## [TASK DESCRIPTION]
Exact reproduction of the data is required, with images excluded.

==*==

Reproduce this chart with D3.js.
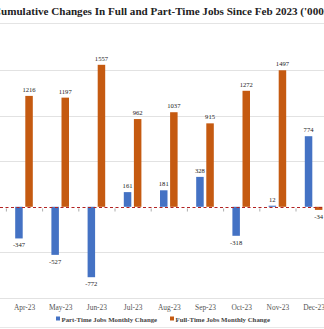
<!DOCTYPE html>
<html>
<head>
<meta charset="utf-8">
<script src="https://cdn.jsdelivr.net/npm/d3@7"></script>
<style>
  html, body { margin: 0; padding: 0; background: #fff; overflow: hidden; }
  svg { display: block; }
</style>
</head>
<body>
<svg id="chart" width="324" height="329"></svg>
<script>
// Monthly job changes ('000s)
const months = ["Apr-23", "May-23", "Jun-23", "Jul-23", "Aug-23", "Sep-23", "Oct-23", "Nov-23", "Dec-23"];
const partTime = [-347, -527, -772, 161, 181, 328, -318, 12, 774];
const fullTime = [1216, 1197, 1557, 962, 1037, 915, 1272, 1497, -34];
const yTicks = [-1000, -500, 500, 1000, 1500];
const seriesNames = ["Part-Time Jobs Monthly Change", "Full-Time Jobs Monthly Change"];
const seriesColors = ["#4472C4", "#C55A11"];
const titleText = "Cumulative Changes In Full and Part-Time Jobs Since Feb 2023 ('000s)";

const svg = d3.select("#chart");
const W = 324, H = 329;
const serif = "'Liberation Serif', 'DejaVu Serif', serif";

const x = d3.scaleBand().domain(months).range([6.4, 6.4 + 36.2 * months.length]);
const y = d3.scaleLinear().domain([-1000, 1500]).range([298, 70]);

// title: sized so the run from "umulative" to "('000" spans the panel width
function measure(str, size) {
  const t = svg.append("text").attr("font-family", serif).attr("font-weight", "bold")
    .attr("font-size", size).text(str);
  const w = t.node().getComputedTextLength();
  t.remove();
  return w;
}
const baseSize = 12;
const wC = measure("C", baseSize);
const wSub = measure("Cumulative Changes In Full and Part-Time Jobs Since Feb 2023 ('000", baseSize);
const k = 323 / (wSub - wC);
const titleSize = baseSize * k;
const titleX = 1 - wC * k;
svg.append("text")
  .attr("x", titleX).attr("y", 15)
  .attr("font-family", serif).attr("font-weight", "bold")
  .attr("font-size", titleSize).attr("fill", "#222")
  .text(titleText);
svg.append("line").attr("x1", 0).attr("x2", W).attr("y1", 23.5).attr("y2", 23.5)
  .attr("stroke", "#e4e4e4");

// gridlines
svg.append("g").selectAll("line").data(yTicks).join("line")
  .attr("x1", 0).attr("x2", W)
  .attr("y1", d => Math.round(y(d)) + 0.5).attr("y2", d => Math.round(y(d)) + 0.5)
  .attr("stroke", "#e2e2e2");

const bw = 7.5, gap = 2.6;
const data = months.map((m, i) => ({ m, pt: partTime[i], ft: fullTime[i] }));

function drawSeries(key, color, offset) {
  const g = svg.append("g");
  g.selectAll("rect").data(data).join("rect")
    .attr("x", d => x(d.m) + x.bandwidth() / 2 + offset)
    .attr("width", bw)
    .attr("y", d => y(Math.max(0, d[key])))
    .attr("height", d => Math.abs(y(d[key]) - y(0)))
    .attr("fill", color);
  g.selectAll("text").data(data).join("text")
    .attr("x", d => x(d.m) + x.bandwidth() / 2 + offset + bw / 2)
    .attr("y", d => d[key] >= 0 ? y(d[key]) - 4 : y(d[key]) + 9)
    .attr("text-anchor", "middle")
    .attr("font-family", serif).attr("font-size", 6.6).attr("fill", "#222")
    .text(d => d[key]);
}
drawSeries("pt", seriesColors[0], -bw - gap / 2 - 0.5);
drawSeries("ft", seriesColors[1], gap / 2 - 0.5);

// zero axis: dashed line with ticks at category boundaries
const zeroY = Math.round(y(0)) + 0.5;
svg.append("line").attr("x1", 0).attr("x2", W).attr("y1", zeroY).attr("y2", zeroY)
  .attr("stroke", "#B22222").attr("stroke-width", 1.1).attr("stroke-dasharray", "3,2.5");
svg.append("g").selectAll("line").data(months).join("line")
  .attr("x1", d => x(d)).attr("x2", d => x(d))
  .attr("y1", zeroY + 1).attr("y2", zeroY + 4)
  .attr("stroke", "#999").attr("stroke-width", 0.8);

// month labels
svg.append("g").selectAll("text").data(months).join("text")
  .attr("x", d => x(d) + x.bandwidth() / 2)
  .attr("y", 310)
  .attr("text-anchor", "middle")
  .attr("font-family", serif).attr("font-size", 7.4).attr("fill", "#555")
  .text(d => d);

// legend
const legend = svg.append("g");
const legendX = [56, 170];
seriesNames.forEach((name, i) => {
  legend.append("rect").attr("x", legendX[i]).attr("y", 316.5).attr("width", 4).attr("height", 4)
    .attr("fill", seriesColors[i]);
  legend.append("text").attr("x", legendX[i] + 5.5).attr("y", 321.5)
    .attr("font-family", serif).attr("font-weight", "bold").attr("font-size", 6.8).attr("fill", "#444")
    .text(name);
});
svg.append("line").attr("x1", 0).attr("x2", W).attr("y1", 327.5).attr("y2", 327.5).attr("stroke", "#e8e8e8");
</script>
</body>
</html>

==*==

## [CORRECT OUTPUT]
Reproduce this chart with D3.js.
<!DOCTYPE html>
<html>
<head>
<meta charset="utf-8">
<script src="https://cdn.jsdelivr.net/npm/d3@7"></script>
<style>
  html, body { margin: 0; padding: 0; background: #fff; overflow: hidden; }
  svg { display: block; }
</style>
</head>
<body>
<svg id="chart" width="324" height="329"></svg>
<script>
// Monthly job changes ('000s)
const months = ["Apr-23", "May-23", "Jun-23", "Jul-23", "Aug-23", "Sep-23", "Oct-23", "Nov-23", "Dec-23"];
const partTime = [-347, -527, -772, 161, 181, 328, -318, 12, 774];
const fullTime = [1216, 1197, 1557, 962, 1037, 915, 1272, 1497, -34];
const yTicks = [-1000, -500, 500, 1000, 1500];
const seriesNames = ["Part-Time Jobs Monthly Change", "Full-Time Jobs Monthly Change"];
const seriesColors = ["#4472C4", "#C55A11"];
const titleText = "Cumulative Changes In Full and Part-Time Jobs Since Feb 2023 ('000s)";

const svg = d3.select("#chart");
const W = 324, H = 329;
const serif = "'Liberation Serif', 'DejaVu Serif', serif";

const x = d3.scaleBand().domain(months).range([6.4, 6.4 + 36.2 * months.length]);
const y = d3.scaleLinear().domain([-1000, 1500]).range([298, 70]);

// title: sized so the run from "umulative" to "('000" spans the panel width
function measure(str, size) {
  const t = svg.append("text").attr("font-family", serif).attr("font-weight", "bold")
    .attr("font-size", size).text(str);
  const w = t.node().getComputedTextLength();
  t.remove();
  return w;
}
const baseSize = 12;
const wC = measure("C", baseSize);
const wSub = measure("Cumulative Changes In Full and Part-Time Jobs Since Feb 2023 ('000", baseSize);
const k = 323 / (wSub - wC);
const titleSize = baseSize * k;
const titleX = 1 - wC * k;
svg.append("text")
  .attr("x", titleX).attr("y", 15)
  .attr("font-family", serif).attr("font-weight", "bold")
  .attr("font-size", titleSize).attr("fill", "#222")
  .text(titleText);
svg.append("line").attr("x1", 0).attr("x2", W).attr("y1", 23.5).attr("y2", 23.5)
  .attr("stroke", "#e4e4e4");

// gridlines
svg.append("g").selectAll("line").data(yTicks).join("line")
  .attr("x1", 0).attr("x2", W)
  .attr("y1", d => Math.round(y(d)) + 0.5).attr("y2", d => Math.round(y(d)) + 0.5)
  .attr("stroke", "#e2e2e2");

const bw = 7.5, gap = 2.6;
const data = months.map((m, i) => ({ m, pt: partTime[i], ft: fullTime[i] }));

function drawSeries(key, color, offset) {
  const g = svg.append("g");
  g.selectAll("rect").data(data).join("rect")
    .attr("x", d => x(d.m) + x.bandwidth() / 2 + offset)
    .attr("width", bw)
    .attr("y", d => y(Math.max(0, d[key])))
    .attr("height", d => Math.abs(y(d[key]) - y(0)))
    .attr("fill", color);
  g.selectAll("text").data(data).join("text")
    .attr("x", d => x(d.m) + x.bandwidth() / 2 + offset + bw / 2)
    .attr("y", d => d[key] >= 0 ? y(d[key]) - 4 : y(d[key]) + 9)
    .attr("text-anchor", "middle")
    .attr("font-family", serif).attr("font-size", 6.6).attr("fill", "#222")
    .text(d => d[key]);
}
drawSeries("pt", seriesColors[0], -bw - gap / 2 - 0.5);
drawSeries("ft", seriesColors[1], gap / 2 - 0.5);

// zero axis: dashed line with ticks at category boundaries
const zeroY = Math.round(y(0)) + 0.5;
svg.append("line").attr("x1", 0).attr("x2", W).attr("y1", zeroY).attr("y2", zeroY)
  .attr("stroke", "#B22222").attr("stroke-width", 1.1).attr("stroke-dasharray", "3,2.5");
svg.append("g").selectAll("line").data(months).join("line")
  .attr("x1", d => x(d)).attr("x2", d => x(d))
  .attr("y1", zeroY + 1).attr("y2", zeroY + 4)
  .attr("stroke", "#999").attr("stroke-width", 0.8);

// month labels
svg.append("g").selectAll("text").data(months).join("text")
  .attr("x", d => x(d) + x.bandwidth() / 2)
  .attr("y", 310)
  .attr("text-anchor", "middle")
  .attr("font-family", serif).attr("font-size", 7.4).attr("fill", "#555")
  .text(d => d);

// legend
const legend = svg.append("g");
const legendX = [56, 170];
seriesNames.forEach((name, i) => {
  legend.append("rect").attr("x", legendX[i]).attr("y", 316.5).attr("width", 4).attr("height", 4)
    .attr("fill", seriesColors[i]);
  legend.append("text").attr("x", legendX[i] + 5.5).attr("y", 321.5)
    .attr("font-family", serif).attr("font-weight", "bold").attr("font-size", 6.8).attr("fill", "#444")
    .text(name);
});
svg.append("line").attr("x1", 0).attr("x2", W).attr("y1", 327.5).attr("y2", 327.5).attr("stroke", "#e8e8e8");
</script>
</body>
</html>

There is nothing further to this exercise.